With a political career spanning almost six decades, Sayeed topped the list of Delhi's point men in the conflict-torn state. Leaders from across the political spectrum including Prime Minister Narendra Modi and Congress President Sonia Gandhi expressed their condolences.
Here's everything you need to know about late Mufti Mohammad Sayeed
Mufti's political career began in 1950s after joining Democratic National Conference party - a Congress-proxy led by GM Sadiq. This party came to be after veteran Kashmiri leader and grandfather of former Chief Minister Omar Abdullah was jailed by Nehru in 1953.
Often dubbed as an "opportunist" and "shrewd" by his political rivals, Mufti was known to change his allegiances to various parties throughout his career.
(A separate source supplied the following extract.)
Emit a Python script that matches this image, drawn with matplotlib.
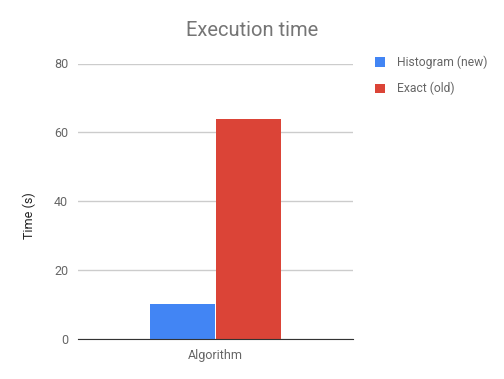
import matplotlib
matplotlib.use('Agg')
import matplotlib.pyplot as plt
from matplotlib.patches import Patch

plt.rcParams['font.family'] = ['Roboto', 'DejaVu Sans']

category = 'Algorithm'
series_names = ['Histogram (new)', 'Exact (old)']
series_values = [10.3, 64.0]
series_colors = ['#4285f4', '#db4437']
y_ticks = [0, 20, 40, 60, 80]

fig = plt.figure(figsize=(5.04, 3.79), dpi=100)
ax = fig.add_axes([78 / 504, 40 / 379, 275 / 504, 275.5 / 379])

offsets = [-0.121, 0.121]
for name, val, col, off in zip(series_names, series_values, series_colors, offsets):
    ax.bar(off, val, width=0.236, color=col, label=name, zorder=3)

ax.set_xlim(-0.5, 0.5)
ax.set_ylim(0, 80)
ax.set_yticks(y_ticks)
ax.set_yticklabels([str(t) for t in y_ticks], color='#666666', fontsize=9)
ax.set_xticks([0])
ax.set_xticklabels([category], color='#666666', fontsize=9)
ax.tick_params(length=0, pad=7)
ax.grid(axis='y', color='#cccccc', linewidth=1, zorder=0)
for s in ['top', 'right', 'left']:
    ax.spines[s].set_visible(False)
ax.spines['bottom'].set_color('#333333')
ax.spines['bottom'].set_zorder(4)

fig.text(252 / 504, 1 - 31 / 379, 'Execution time', ha='center', va='center',
         fontsize=14.5, color='#757575')
fig.text(29 / 504, 1 - 216 / 379, 'Time (s)', rotation=90, ha='center', va='center',
         fontsize=9, color='#222222')

handles = [Patch(facecolor=c, edgecolor='none') for c in series_colors]
fig.legend(handles, series_names, loc='upper left', bbox_to_anchor=(364 / 504, 1 - 45 / 379),
           frameon=False, fontsize=8.7, handlelength=0.8, handleheight=0.8,
           handletextpad=1.0, labelspacing=1.05, labelcolor='#666666')

fig.savefig('out.png', dpi=100)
Initially groomed in Congress, Mufti also had a stint with Janata Dal, then again with Congress and finally launched his own party Peoples Democratic Party (PDP) in 1996.
He became a Cabinet Minister under Congress government led by Mir Qasim in 1972, but his ambition of becoming J&K Chief Minister were realised only in 2002 after his party PDP formed an alliance with the Congress to share the CM's post for three years. Mufti has now effectively never completed a full six-year term in his career.
Mufti emerged on the landscape of mainstream Indian politics after becoming the first ever Muslim Home Minister in 1989.
However, that turned into one of his lows when pro-Independence Kashmiri militant group Jammu and Kashmir Liberation Front kidnapped his daughter Rubaiya Sayeed to demand release of arrested members. While his daughter was eventually released in exchange of five militants, the incident was a major source of embarrassment for the Indian state.
Mufti had unmatched patience and remarkable reconciliation tactics when it came to bridging differences. That's what had actually led to his alliance with BJP - something unthinkable in terms of J&K politics till last year.
A firm believer of Indian constitution, Mufti's tenure of three years in 2002 was largely seen as more accommodating to separatist voices in Jammu and Kashmir. However, his efforts to ensure peace between India and Pakistan by working towards building trust and interaction between Indian-controlled Kashmir and Pakistan-controlled Kashmir, didn't result in any change on ground.
79-year-old Sayeed is survived by his wife, three daughters including PDP President Mehbooba Mufti, and a son.